CHERYL HAINES: His answer was merely make my work available to a broader audience.

BLAIR: It was Haines and her organization FOR-SITE that worked with Ai Weiwei long-distance to create the installation at Alcatraz, a collection of portraits of political prisoners and free speech activists.

HAINES: In depicting them, it was very difficult in some cases to find any imagery. We had to go online. And a lot of the photographs of these people were very pixelated.

BLAIR: Ai Weiwei got the idea to capture that pixelated feel of the images using Legos.

AI: So I start to borrow my son's Lego to construct some images.

BLAIR: Haines had Lego bricks sent to Ai Weiwei's studio in China.

HAINES: I actually had to carry quite a lot of them in suitcases with me because somehow getting the Legos shipped to Beijing from the factory seemed incredibly complicated.

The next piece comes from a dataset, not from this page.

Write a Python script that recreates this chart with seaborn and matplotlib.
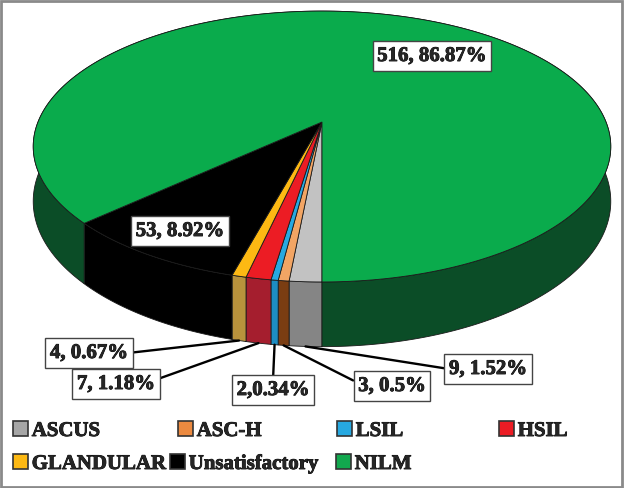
import numpy as np
import matplotlib
matplotlib.use("Agg")
import matplotlib.pyplot as plt
import matplotlib.patheffects as pe
from matplotlib.patches import Polygon, Rectangle, Patch
import seaborn as sns

# data
categories = ["ASCUS", "ASC-H", "LSIL", "HSIL", "GLANDULAR", "Unsatisfactory", "NILM"]
counts = [9, 3, 2, 7, 4, 53, 516]
value_labels = ["9, 1.52%", "3, 0.5%", "2,0.34%", "7, 1.18%", "4, 0.67%", "53, 8.92%", "516, 86.87%"]

# colours: top face, side wall, legend swatch
top_colors = ["#c2c2c2", "#f2a564", "#27a9e1", "#ec1c24", "#fdb913", "#000000", "#0aab4c"]
side_colors = ["#858585", "#7a3d12", "#1d8dc2", "#a51e2e", "#b8923c", "#000000", "#0b4d27"]
legend_colors = ["#a6a6a6", "#ec8a40", "#27a9e1", "#ec1c24", "#fdb913", "#000000", "#12a84e"]

# label box centres (pixels) and where the leader line leaves the box
label_pos = [(488, 370), (392, 387), (273, 391), (116, 385), (89, 354), (180, 232), (432, 57)]
label_relpos = [(0, 0.5), (0, 0.65), (0.5, 1), (1, 0.7), (1, 0.5), None, None]

sns.set_theme(style="white")
plt.rcParams["font.family"] = ["Liberation Serif", "DejaVu Serif"]
plt.rcParams["font.weight"] = "bold"

top_pal = sns.color_palette(top_colors)
side_pal = sns.color_palette(side_colors)
leg_pal = sns.color_palette(legend_colors)

# fake a heavier face, the serif bold file is not always there
heavy = [pe.withStroke(linewidth=0.6, foreground="black")]

fig = plt.figure(figsize=(6.24, 4.89), dpi=100)
ax = fig.add_axes([0, 0, 1, 1])
ax.set_xlim(0, 624)
ax.set_ylim(489, 0)
ax.axis("off")

# perspective pie geometry, in pixels
cx, cy = 322, 123
rx, ry, tilt, depth = 284, 131, 0.181, 53


def project(theta, drop=0.0):
    u, v = np.cos(theta), np.sin(theta)
    d = 1 + tilt * v
    return cx + rx * u / d, cy - (ry * v - drop) / d


frac = np.array(counts) / np.sum(counts)
start = -np.pi / 2 - 2 * np.pi * np.concatenate([[0], np.cumsum(frac)[:-1]])
end = start - 2 * np.pi * frac
mid = (start + end) / 2

# side walls first
for i in range(len(counts)):
    th = np.linspace(start[i], end[i], 400)
    tx, ty = project(th)
    bx, by = project(th, depth)
    pts = np.column_stack([np.concatenate([tx, bx[::-1]]), np.concatenate([ty, by[::-1]])])
    ax.add_patch(Polygon(pts, closed=True, fc=side_pal[i], ec="#1a1a1a", lw=0.6, zorder=1))

# top faces
for i in range(len(counts)):
    th = np.linspace(start[i], end[i], 400)
    tx, ty = project(th)
    pts = np.column_stack([np.concatenate([[cx], tx]), np.concatenate([[cy], ty])])
    ax.add_patch(Polygon(pts, closed=True, fc=top_pal[i], ec="#1a1a1a", lw=0.6, zorder=2))

# value labels
box = dict(boxstyle="square,pad=0.22", fc="white", ec="#444444", lw=1.0)
for i, txt in enumerate(value_labels):
    if label_relpos[i] is None:
        t = ax.text(*label_pos[i], txt, fontsize=15, fontweight="bold", ha="center", va="center",
                    bbox=box, zorder=5)
    else:
        t = ax.annotate(txt, xy=project(mid[i], depth), xytext=label_pos[i], fontsize=15,
                        fontweight="bold", ha="center", va="center", bbox=box, zorder=5,
                        arrowprops=dict(arrowstyle="-", color="black", lw=1.7, shrinkA=0, shrinkB=0,
                                        relpos=label_relpos[i]))
    t.set_path_effects(heavy)

# legend, Excel-style flow layout
leg_xy = [(13, 432), (178, 432), (337, 432), (499, 432), (13, 465), (170, 465), (336, 465)]
for i, name in enumerate(categories):
    h = Patch(fc=leg_pal[i], ec="#333333", lw=1.2)
    leg = fig.legend(handles=[h], labels=[name], loc="center left",
                     bbox_to_anchor=(leg_xy[i][0] / 624, 1 - leg_xy[i][1] / 489),
                     frameon=False, borderpad=0, borderaxespad=0,
                     handlelength=0.7, handleheight=0.7, handletextpad=0.2,
                     prop={"weight": "bold", "size": 15})
    for lt in leg.get_texts():
        lt.set_path_effects(heavy)

# outer frame
fig.add_artist(Rectangle((0.002, 0.002), 0.994, 0.994, transform=fig.transFigure,
                         fill=False, ec="#8a8a8a", lw=2))

fig.savefig("out.png", dpi=100)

BLAIR: After several trips back and forth, Ai Weiwei sent digital designs for the portraits to Haines in San Francisco, where they were assembled by a team of volunteers. The show opened at Alcatraz in 2014. Nearly a million people attended. Now the portraits are at the Hirshhorn Museum in Washington and Ai Weiwei can finally walk through the door.

UNIDENTIFIED WOMAN: You ready to go upstairs?

AI: I'm all ready. You just have to lead me.

BLAIR: How you feeling about seeing this for the first time?

AI: It's like sometimes I feel like a newly born baby. Everything's so fresh.

BLAIR: The art that Ai Weiwei is coming to fresh is spread out on the floor. One hundred and seventy-six portraits arranged in groups, almost like vibrantly colored quilts. The people in them are from all over the world - Saudi Arabia, Russia, Iran, the United States, China and elsewhere. Each of them have been detained, exiled or sought political asylum.

AI: They lost their freedom because they love freedom. They love freedom for other people and they love freedom for their nation.

BLAIR: Ai Weiwei sees it as his responsibility to introduce them and their struggles for freedom to the rest of the world. Elizabeth Blair, NPR News, Washington.